The changes should be limited to server side since there are many clients with various technology stacks and programming languages.
The constraints can be summarized into some key principles the design had to adhere to: Availability, Scalability, Performance, Data Integrity, Simplicity, Flexibility, Manageability and Maintainability.
To address traffic growth with linear growth in infrastructure, we have to use horizontal scaling. Horizontal scale is about adding more machines to the pool of resources. In the database world, horizontal scaling is often based on partitioning of the data i.e. each node contains only part of the data.
The approach we took is to do horizontal scaling by sharding the data across multiple physical databases. The sharding logic is implemented as a multi-level architecture. The shard key is hashed and mapped into K buckets. A bucket is mapped to one of M logical shards using a database table. A logical shard is mapped to one of N physical shards. The multi-level architecture with indirection enables future additions to physical infrastructure with minimal disruption to ongoing transactions.
This is one the first steps in the design. Choosing the shard key involves understanding the current usage pattern and future usage of the system.
Global Secondary Index(GSI)
This is for handling use cases where clients do not have the shard key. GSI does the reverse look up where we can look up the shard key based on some Id.
Logical and Physical Sharding
The data is divided into K buckets.

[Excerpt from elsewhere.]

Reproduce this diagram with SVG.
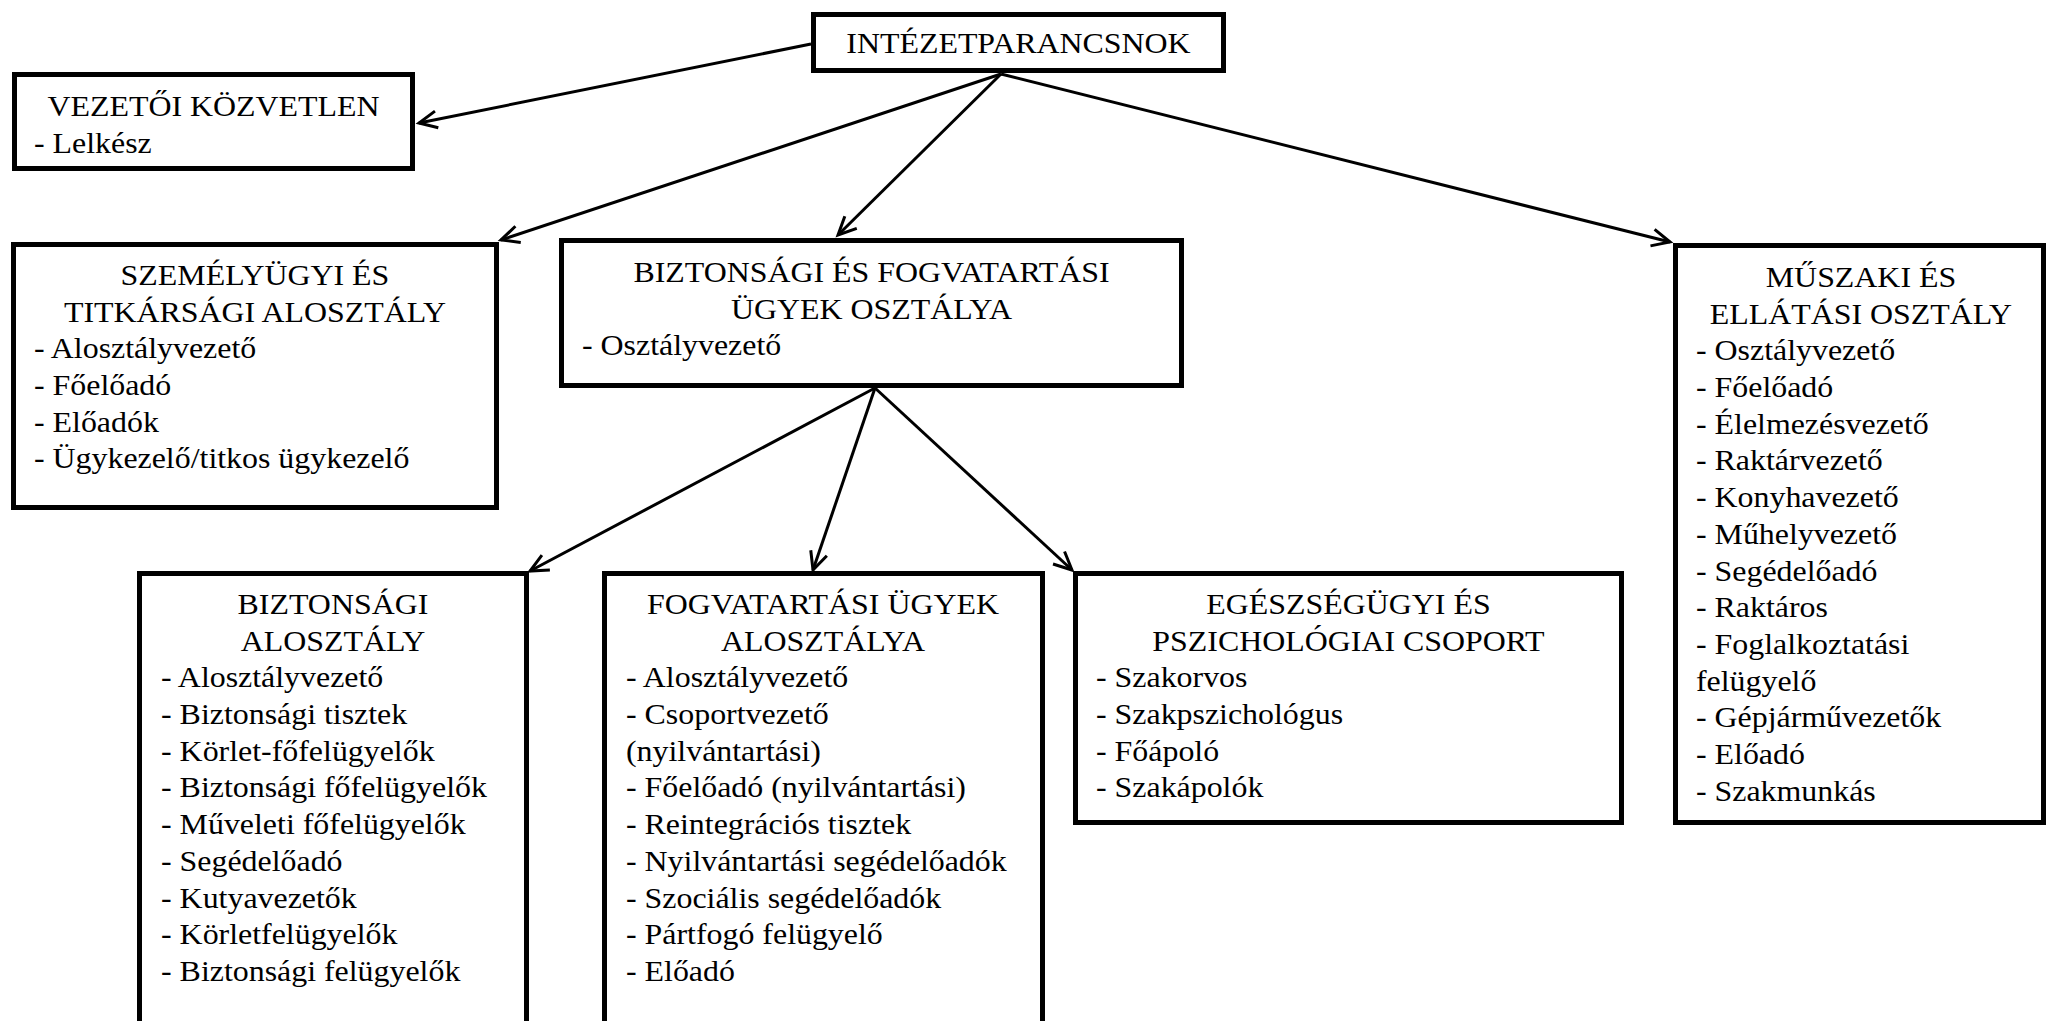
<svg xmlns="http://www.w3.org/2000/svg" width="2046" height="1021" viewBox="0 0 2046 1021">
<style>
.box{fill:#fff;stroke:#000;stroke-width:5}
.t{font-family:"Liberation Serif","Times New Roman",serif;font-size:29px;fill:#000}
.c{text-anchor:middle}
.edge{fill:none;stroke:#000;stroke-width:3}
</style>
<defs>
<marker id="arr" markerUnits="userSpaceOnUse" markerWidth="24" markerHeight="22" refX="20" refY="10" orient="auto" overflow="visible">
<path d="M2,1.5 L20,10 L2,18.5" fill="none" stroke="#000" stroke-width="3" stroke-linejoin="miter"/>
</marker>
</defs>
<rect width="2046" height="1021" fill="#fff"/>
<g id="connectors">
<line class="edge" x1="811" y1="44" x2="419" y2="123" marker-end="url(#arr)"/>
<line class="edge" x1="1001" y1="74" x2="501" y2="240" marker-end="url(#arr)"/>
<line class="edge" x1="1001" y1="74" x2="838" y2="235" marker-end="url(#arr)"/>
<line class="edge" x1="1001" y1="74" x2="1670" y2="242" marker-end="url(#arr)"/>
<line class="edge" x1="875" y1="388" x2="530" y2="571" marker-end="url(#arr)"/>
<line class="edge" x1="875" y1="388" x2="813" y2="570" marker-end="url(#arr)"/>
<line class="edge" x1="875" y1="388" x2="1072" y2="570" marker-end="url(#arr)"/>
</g>
<g id="node-intezetparancsnok">
<rect class="box" x="813.5" y="14.5" width="410" height="56"/>
<g transform="scale(1.1 1)"><text class="t c" x="925.9" y="53">INTÉZETPARANCSNOK</text></g>
</g>
<g id="node-vezetoi">
<rect class="box" x="14.5" y="74.5" width="398" height="94"/>
<g transform="scale(1.1 1)"><text class="t"><tspan class="c" x="194.1" y="116">VEZETŐI KÖZVETLEN</tspan><tspan x="30.9" y="153">- Lelkész</tspan></text></g>
</g>
<g id="node-szemelyugyi">
<rect class="box" x="13.5" y="244.5" width="483" height="263"/>
<g transform="scale(1.1 1)"><text class="t"><tspan class="c" x="231.8" y="285">SZEMÉLYÜGYI ÉS</tspan><tspan class="c" x="231.8" y="321.7">TITKÁRSÁGI ALOSZTÁLY</tspan><tspan x="30.9" y="358.4">- Alosztályvezető</tspan><tspan x="30.9" y="395.1">- Főelőadó</tspan><tspan x="30.9" y="431.8">- Előadók</tspan><tspan x="30.9" y="468.5">- Ügykezelő/titkos ügykezelő</tspan></text></g>
</g>
<g id="node-biztonsagi-fogvatartasi">
<rect class="box" x="561.5" y="240.5" width="620" height="145"/>
<g transform="scale(1.1 1)"><text class="t"><tspan class="c" x="792.3" y="282">BIZTONSÁGI ÉS FOGVATARTÁSI</tspan><tspan class="c" x="792.3" y="318.7">ÜGYEK OSZTÁLYA</tspan><tspan x="529.1" y="355.4">- Osztályvezető</tspan></text></g>
</g>
<g id="node-muszaki">
<rect class="box" x="1675.5" y="245.5" width="368" height="577"/>
<g transform="scale(1.1 1)"><text class="t"><tspan class="c" x="1691.8" y="287">MŰSZAKI ÉS</tspan><tspan class="c" x="1691.8" y="323.7">ELLÁTÁSI OSZTÁLY</tspan><tspan x="1541.8" y="360.4">- Osztályvezető</tspan><tspan x="1541.8" y="397.1">- Főelőadó</tspan><tspan x="1541.8" y="433.8">- Élelmezésvezető</tspan><tspan x="1541.8" y="470.5">- Raktárvezető</tspan><tspan x="1541.8" y="507.2">- Konyhavezető</tspan><tspan x="1541.8" y="543.9">- Műhelyvezető</tspan><tspan x="1541.8" y="580.6">- Segédelőadó</tspan><tspan x="1541.8" y="617.3">- Raktáros</tspan><tspan x="1541.8" y="654">- Foglalkoztatási</tspan><tspan x="1541.8" y="690.7">felügyelő</tspan><tspan x="1541.8" y="727.4">- Gépjárművezetők</tspan><tspan x="1541.8" y="764.1">- Előadó</tspan><tspan x="1541.8" y="800.8">- Szakmunkás</tspan></text></g>
</g>
<g id="node-biztonsagi-alosztaly">
<rect class="box" x="139.5" y="573.5" width="387" height="460"/>
<g transform="scale(1.1 1)"><text class="t"><tspan class="c" x="302.7" y="614">BIZTONSÁGI</tspan><tspan class="c" x="302.7" y="650.7">ALOSZTÁLY</tspan><tspan x="146.4" y="687.4">- Alosztályvezető</tspan><tspan x="146.4" y="724.1">- Biztonsági tisztek</tspan><tspan x="146.4" y="760.8">- Körlet-főfelügyelők</tspan><tspan x="146.4" y="797.5">- Biztonsági főfelügyelők</tspan><tspan x="146.4" y="834.2">- Műveleti főfelügyelők</tspan><tspan x="146.4" y="870.9">- Segédelőadó</tspan><tspan x="146.4" y="907.6">- Kutyavezetők</tspan><tspan x="146.4" y="944.3">- Körletfelügyelők</tspan><tspan x="146.4" y="981">- Biztonsági felügyelők</tspan></text></g>
</g>
<g id="node-fogvatartasi-alosztaly">
<rect class="box" x="604.5" y="573.5" width="438" height="460"/>
<g transform="scale(1.1 1)"><text class="t"><tspan class="c" x="748.2" y="614">FOGVATARTÁSI ÜGYEK</tspan><tspan class="c" x="748.2" y="650.7">ALOSZTÁLYA</tspan><tspan x="569.1" y="687.4">- Alosztályvezető</tspan><tspan x="569.1" y="724.1">- Csoportvezető</tspan><tspan x="569.1" y="760.8">(nyilvántartási)</tspan><tspan x="569.1" y="797.5">- Főelőadó (nyilvántartási)</tspan><tspan x="569.1" y="834.2">- Reintegrációs tisztek</tspan><tspan x="569.1" y="870.9">- Nyilvántartási segédelőadók</tspan><tspan x="569.1" y="907.6">- Szociális segédelőadók</tspan><tspan x="569.1" y="944.3">- Pártfogó felügyelő</tspan><tspan x="569.1" y="981">- Előadó</tspan></text></g>
</g>
<g id="node-egeszsegugyi">
<rect class="box" x="1075.5" y="573.5" width="546" height="249"/>
<g transform="scale(1.1 1)"><text class="t"><tspan class="c" x="1225.9" y="614">EGÉSZSÉGÜGYI ÉS</tspan><tspan class="c" x="1225.9" y="650.7">PSZICHOLÓGIAI CSOPORT</tspan><tspan x="996.4" y="687.4">- Szakorvos</tspan><tspan x="996.4" y="724.1">- Szakpszichológus</tspan><tspan x="996.4" y="760.8">- Főápoló</tspan><tspan x="996.4" y="797.5">- Szakápolók</tspan></text></g>
</g>
</svg>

This gives us the capability to have K logical shards. Shard id is calculated as a hash. Shard id = (Hash on shard key) % K
The sequence numbers in a non-sharded environment were obtained from the SOR databases. In a sharded environment, if the sequence number for the ID is obtained from the database sequence, it can result in ID collisions. We used a global ID Service to guarantee a unique identifier.
We should keep application logic simple and transparent from sharding logic. We should always keep end-state in mind.
We need to account for mixed mode. Mixed mode means some of the machines have a current version(N) of code and some of the machines have newer version of code(N+1). This happens as new code is being rolled out to site.
We should not expose internal ids to clients. In our case, the IDs were being stored in multiple systems both upstream and downstream. Changing to 64-bit Global ID made it very hard to identify all the places where these IDs were being persisted.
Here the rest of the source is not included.